Correspondence, by Benedict de Spinoza, [1883], at sacred-texts.com
Most sagacious Sir,You have sent me just the answer I expected to receive, from a friend holding an opinion adverse to my own. But no matter. Friends may always disagree on indifferent subjects without injury to their friendship.
You ask me, before you gave an opinion as to what these spectres or spirits are, to tell you whether they are children, fools, or madmen, and you add that everything you have heard of them seems to have proceeded rather from the insane than the sane. It is a true proverb, which says that a preconceived opinion hinders the pursuit of truth.
I, then, believe that ghosts exist for the following reasons: first, because it appertains to the beauty and perfection of the universe, that they should; secondly, because it is probable that the Creator created them, as being more like Himself than are embodied creatures; thirdly, because as body exists without soul, soul exists without body; fourthly and lastly, because in the upper air, region, or space, I believe there is no obscure body without inhabitants of its own; consequently, that the measureless space between us and the stars is not empty, but thronged with spiritual inhabitants.

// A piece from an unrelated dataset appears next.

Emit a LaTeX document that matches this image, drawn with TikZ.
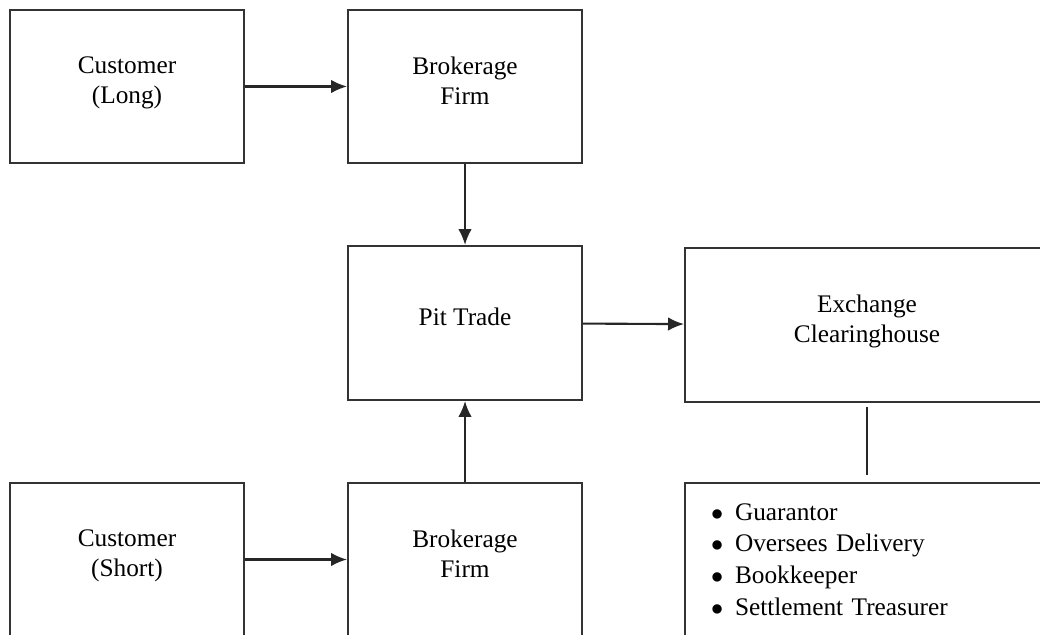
\documentclass[tikz,border=0pt]{standalone}
\usepackage{fontspec}
\setmainfont{Liberation Serif}
\usetikzlibrary{arrows.meta}

\begin{document}
\begin{tikzpicture}[>={Latex[length=4mm,width=3.4mm]},
		every node/.style={font=\fontsize{18}{21.5}\selectfont},
		party/.style={draw=black!80, line width=1.4pt, align=center,
				minimum width=5.85cm, minimum height=3.825cm},
		house/.style={party, minimum width=9.1cm, minimum height=3.85cm},
		flow/.style={->, line width=1.5pt, black!85}]
	\useasboundingbox (0,0) rectangle (26,15.875);
	\clip (0,0) rectangle (26,15.875);

	\node [party] (custL) at (3.175, 13.7125) {Customer\\(Long)\\[-0.45cm]};
	\node [party] (brokL) at (11.625, 13.7125) {Brokerage\\Firm\\[-0.45cm]};

	\node [party, minimum height=3.85cm] (pit) at (11.625, 7.8) {Pit Trade\\[-0.45cm]};
	\node [house] (clear) at (21.675, 7.75) {Exchange\\Clearinghouse\\[-0.45cm]};

	\node [party] (custS) at (3.175, 1.8875) {Customer\\(Short)\\[-0.45cm]};
	\node [party] (brokS) at (11.625, 1.8875) {Brokerage\\Firm\\[-0.45cm]};

	\node [house, minimum height=3.825cm, text width=7.8cm, inner xsep=0.65cm,
		align=left, font=\fontsize{18}{22.5}\selectfont] (duties) at (21.675, 1.8875)
	{\makebox[0.6cm][l]{$\bullet$}Guarantor\\
		\makebox[0.6cm][l]{$\bullet$}Oversees Delivery\\
		\makebox[0.6cm][l]{$\bullet$}Bookkeeper\\
		\makebox[0.6cm][l]{$\bullet$}Settlement Treasurer};

	\draw[flow] (custL) -- (brokL);
	\draw[flow] (brokL) -- (pit);
	\draw[flow] (custS) -- (brokS);
	\draw[flow] (brokS) -- (pit);
	\draw[flow] (pit) -- (clear);

	\draw[line width=1.4pt, black!85, shorten <=0.1cm, shorten >=0.18cm]
	(clear) -- (duties);
\end{tikzpicture}
\end{document}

Perhaps the highest and most remote are true spirits, whereas the lowest in the lowest region of the air are creatures of very thin and subtle substance, and also invisible. Thus I think there are spirits of all sorts, but, perhaps, none of the female sex.
This reasoning will in no wise convince those, who rashly believe that the world has been created by chance. Daily experience, if these reasons be dismissed, shows that there are spectres, and many stories, both new and old, are current about them. Such may be found in Plutarch's book "De viris illustribus," and in his other works; in Suetonius's "Lives of the Cæsars," also in Wierus's and Lavater's books about ghosts, where the subject is fully treated and illustrated from writers of all kinds. Cardano, celebrated for his learning, also speaks of them in his books "De
[paragraph continues] Subtilitate," "De Varietate," and in his "Life;" showing, by experience, that they have appeared to himself, his relations and friends. Melancthon, a wise man and a lover of truth, testifies to his experience of them, as also do many others. A certain burgomaster, learned and wise, who is still living, once told me that he heard by night the noise of working in his mother's brew-house, going on just as it does while beer is being brewed in the day; this he attested as having occurred frequently. The same sort of thing has happened to me, and will never fade from my memory; hence I am convinced by the above-mentioned experiences and reasons, that there are ghosts.
As for evil spirits, who torture wretched men in this life and the next, and who work spells, I believe the stories of them to be fables. In treatises about spirits you will find a host of details. Besides those I have cited, you may refer to Pliny the younger, bk. vii., the letter to Sura; Suetonius, "Life of Julius Cæsar," ch. xxxii.; Valerius Maximus, I. viii. §§ 7, 8; and Alexander ab Alexandro, "Dies Geniales." I am sure these books are accessible to you. I say nothing of monks and priests, for they relate so many tales of souls and evil spirits, or as I should rather say of spectres, that the reader becomes wearied with their abundance. Thymus, a Jesuit, in the book about the apparition of spirits, also treats of the question. But these last-named discourse on such subjects merely for the sake of gain, and to prove that purgatory is not so bad as is supposed, thus treating the question as a mine, from which they dig up plenteous store of gold and silver. But the same cannot be said of the writers mentioned previously, and other moderns, who merit greater credit from their absence of bias.
As an answer to the passage in your letter, where you speak of fools and madmen, I subjoin this sentence from the learned Lavater, who ends with it his first book on ghosts or spectres. "He who is bold enough to gainsay so many witnesses, both ancient and modern, seems to me unworthy of credit. For as it is a mark of frivolity to lend incontinent credence to everyone who says he has seen a ghost; so, on the other hand, rashly and flatly to contradict so many trustworthy historians, Fathers, and other persons
placed in authority would argue a remarkable shamelessness."